DECAMERON TALES #20 September 6, 2020
It is curious that we can’t resist attaching human connections to simple points of the landscape, usually doleful ones. The Bermuda triangle and innumerable reportedly haunted houses come to mind. My childhood town of New Milford features the sad site and legend of young lovers’ demise dubbed “Lovers Leap”. And in New Hartford, half a mile down the Hollow we have the Mud Bridge. The bridge spans the outflow of a state-owned swamp to the north and a wet meadow to the south. Quite a lovely spot for herons, turtles, and wet loving wildflowers. With an unobstructed view and no houses for a quarter-mile in each direction, it is a favorite spot for couples to indulge in nocturnal gymnastics. Sal and I canvas the area on our walks picking up litter with our clawed pickup sticks. By unspoken agreement, we mind our footfalls carefully at the bridge.

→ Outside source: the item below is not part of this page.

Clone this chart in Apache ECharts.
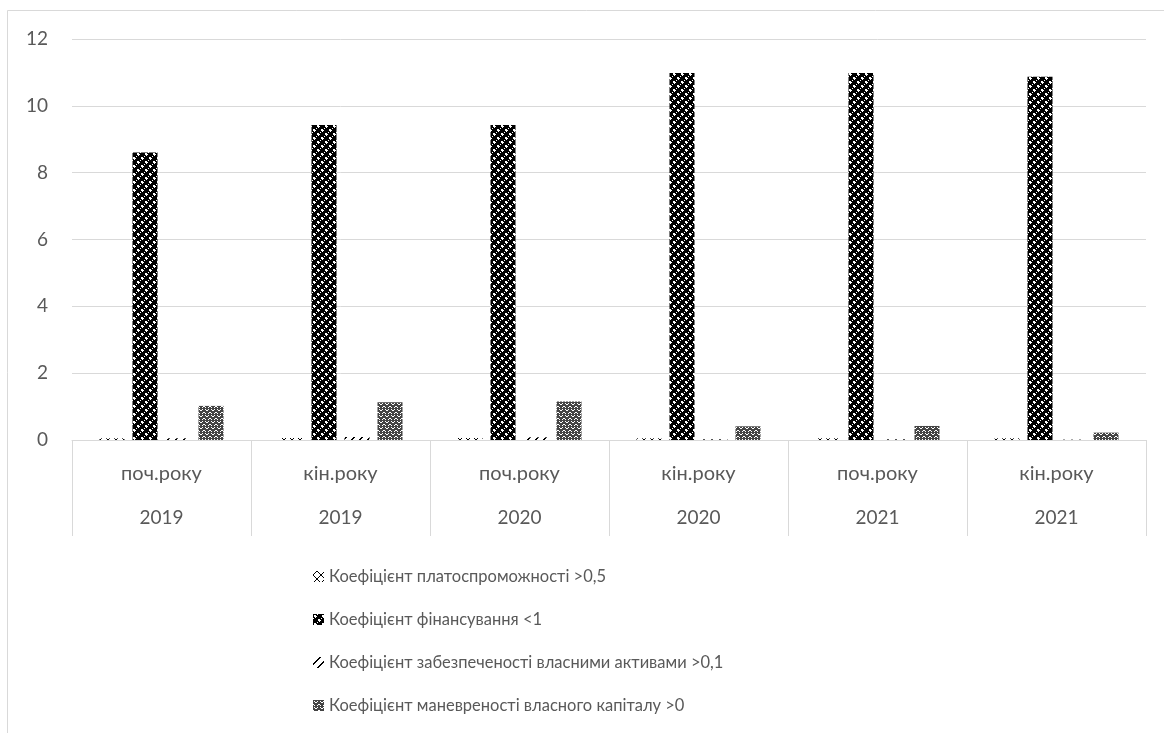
<!DOCTYPE html>
<html>
<head>
<meta charset="utf-8">
<script src="https://cdn.jsdelivr.net/npm/echarts@6/dist/echarts.min.js"></script>
<style>
  html, body { margin: 0; padding: 0; background: #fff; }
  #chart { width: 1164px; height: 733px; }
</style>
</head>
<body>
<div id="chart"></div>
<script>
// Periods (inner axis level) and years (outer axis level)
const periods = ['поч.року', 'кін.року', 'поч.року', 'кін.року', 'поч.року', 'кін.року'];
const years = ['2019', '2019', '2020', '2020', '2021', '2021'];

// Ratio names
const seriesNames = [
  'Коефіцієнт платоспроможності >0,5',
  'Коефіцієнт фінансування <1',
  'Коефіцієнт забезпеченості власними активами >0,1',
  'Коефіцієнт маневреності власного капіталу >0'
];

// Values per period
const solvency = [0.05, 0.06, 0.06, 0.05, 0.05, 0.05];
const financing = [8.6, 9.43, 9.43, 10.98, 10.98, 10.87];
const ownAssets = [0.05, 0.09, 0.08, 0.02, 0.02, 0.01];
const maneuver = [1.02, 1.13, 1.15, 0.41, 0.42, 0.22];

const yTicks = { min: 0, max: 12, interval: 2 };

// Small bitmap tiles used as hatch fills
function tile(size, bg, draw) {
  const c = document.createElement('canvas');
  c.width = size; c.height = size;
  const g = c.getContext('2d');
  g.fillStyle = bg; g.fillRect(0, 0, size, size);
  draw(g);
  return c;
}
function px(g, pts, color) {
  g.fillStyle = color;
  pts.forEach(p => g.fillRect(p[0], p[1], 1, 1));
}

// outlined diamonds on white
const patSolvency = tile(8, '#fff', g => {
  px(g, [[3,0],[4,0],[1,2],[6,2],[0,3],[7,3],[0,4],[7,4],[1,5],[6,5],[3,7],[4,7],[2,1],[5,1],[2,6],[5,6]], '#000');
});
// black field with white crosses
const patFinancing = tile(8, '#000', g => {
  px(g, [[1,1],[2,1],[1,2],[2,2],[5,5],[6,5],[5,6],[6,6],[3,2],[2,3],[7,6],[6,7],[0,4],[4,0]], '#fff');
});
// wide upward diagonal dashes
const patOwn = tile(8, '#fff', g => {
  px(g, [[7,0],[6,1],[5,2],[4,3],[3,4],[2,5],[1,6],[0,7],[6,0],[5,1],[4,2],[3,3],[2,4],[1,5],[0,6],[7,7]], '#000');
});
// grey mesh with white dots
const patManeuver = tile(6, '#fff', g => {
  px(g, [[0,0],[1,0],[2,0],[3,0],[4,0],[5,0],[0,1],[2,1],[3,1],[5,1],[0,2],[1,2],[4,2],[5,2],
         [0,3],[1,3],[2,3],[3,3],[4,3],[5,3],[1,4],[2,4],[3,4],[4,4],[0,5],[2,5],[3,5],[5,5]], '#444');
});

const fills = [patSolvency, patFinancing, patOwn, patManeuver];
const values = [solvency, financing, ownAssets, maneuver];

const textColor = '#595959';
const lineColor = '#d9d9d9';
const font = 'Lato, "Open Sans", sans-serif';

const chart = echarts.init(document.getElementById('chart'), null, { renderer: 'canvas' });

chart.setOption({
  animation: false,
  backgroundColor: '#fff',
  textStyle: { fontFamily: font },
  graphic: [{
    type: 'rect',
    shape: { x: 7.5, y: 10.5, width: 1200, height: 800 },
    style: { fill: 'none', stroke: lineColor, lineWidth: 1 },
    silent: true
  }],
  grid: { left: 72, right: 18, top: 39, bottom: 293, containLabel: false },
  legend: {
    orient: 'vertical',
    left: 308,
    top: 563,
    itemWidth: 11,
    itemHeight: 11,
    itemGap: 26,
    icon: 'rect',
    textStyle: { color: textColor, fontSize: 16.5, fontFamily: font },
    data: seriesNames
  },
  xAxis: [{
    type: 'category',
    data: periods,
    position: 'bottom',
    axisLine: { lineStyle: { color: lineColor, width: 1 } },
    axisTick: { show: true, interval: 0, length: 96, lineStyle: { color: lineColor } },
    axisLabel: { interval: 0, color: textColor, fontSize: 20, margin: 24, fontFamily: font },
    splitLine: { show: false }
  }, {
    type: 'category',
    data: years,
    position: 'bottom',
    axisLine: { show: false },
    axisTick: { show: false },
    axisLabel: { interval: 0, color: textColor, fontSize: 19, margin: 68, fontFamily: font },
    splitLine: { show: false }
  }],
  yAxis: {
    type: 'value',
    min: yTicks.min,
    max: yTicks.max,
    interval: yTicks.interval,
    axisLine: { show: false },
    axisTick: { show: false },
    axisLabel: { color: textColor, fontSize: 19, margin: 24, fontFamily: font },
    splitLine: { lineStyle: { color: lineColor, width: 1 } }
  },
  series: seriesNames.map((name, i) => ({
    name: name,
    type: 'bar',
    xAxisIndex: 0,
    barWidth: 25,
    barGap: '32%',
    data: values[i],
    itemStyle: { color: { image: fills[i], repeat: 'repeat' } },
    emphasis: { disabled: true }
  }))
});
</script>
</body>
</html>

A bit ago, a near neighbor on a walk flagged down a town vehicle to complain that someone exposed himself to her at or near the bridge. At first, it seemed like a promising event. Perhaps we have finally attained our very own badge of distinction: The Maple Hollow Flasher! As it turned out, the details were more equivocal and disappointing. Whether the episode was reported to the local gendarmes is uncertain.
Which leads me to my very own tale. When I initially began delivering mousies removed from our basement, I defaulted to the Mud Bridge. It was convenient being only a half-mile from the house. I subsequently learned that it was far too close to defeat the rodent homing instinct. I gradually realized this when I glimpsed a white foot mouse scampering up the road ahead of me. But that was a later development.
During one of my first deliveries, a deranged creature, upon release, ran up my pant leg. Not on the outside of my trouser leg or even the inside, but up my leg. It is difficult to describe the curious sensation of those prickly little nails as they worked their way up my leg. I did some serious slapping to dislodge him but to no effect! The brute scaled my leg relentlessly. Not to be indelicate, but soon he neared regions that I’d rather not have nibbled. I really had no choice. I dropped my pants and wailed away at him. At that point, a car passed by! I hastily rearranged my garments and I assumed that the mighty mite had departed.
I was seized by a sinking feeling. The popular newspapers publish the local police blotters which I peruse with some interest. It’s always a pleasant pastime to reflect on the neighbors’ misdemeanors. Occasionally, they highlight an amusing story. I could almost see the headline: “New Hartford Man Cited for Indecent Exposure Claims He was Accosted by a Mouse.” Or nearly as bad: “Local Flasher Apprehended”.
As it turned out, nothing came of it. Either the driver was unawares or simply shrugged it off as more Mud Bridge antics. Thankfully, I was not forced to decide if I was to go into hiding or disguise myself with a different hat.
Postscript: the rodent was not gone but merely lurking. Halfway into Torrington, I had to repeat the maneuver while driving one-handed. This was not so easy as one might assume particularly while driving through midday traffic. My furry passenger departed in some haste and climbed into the dashboard. He died in his new quarters. This became an interesting if putrid state of affairs in high summer.
I have high hopes that the bridge will ultimately morph into a destination rivaling Ski Sundown, our local ski resort. In the meantime, I recommend that locals might quicken their pace near the span or stop and linger to take in the scenery and, depending on predilections, savor the happenstances as they might occur.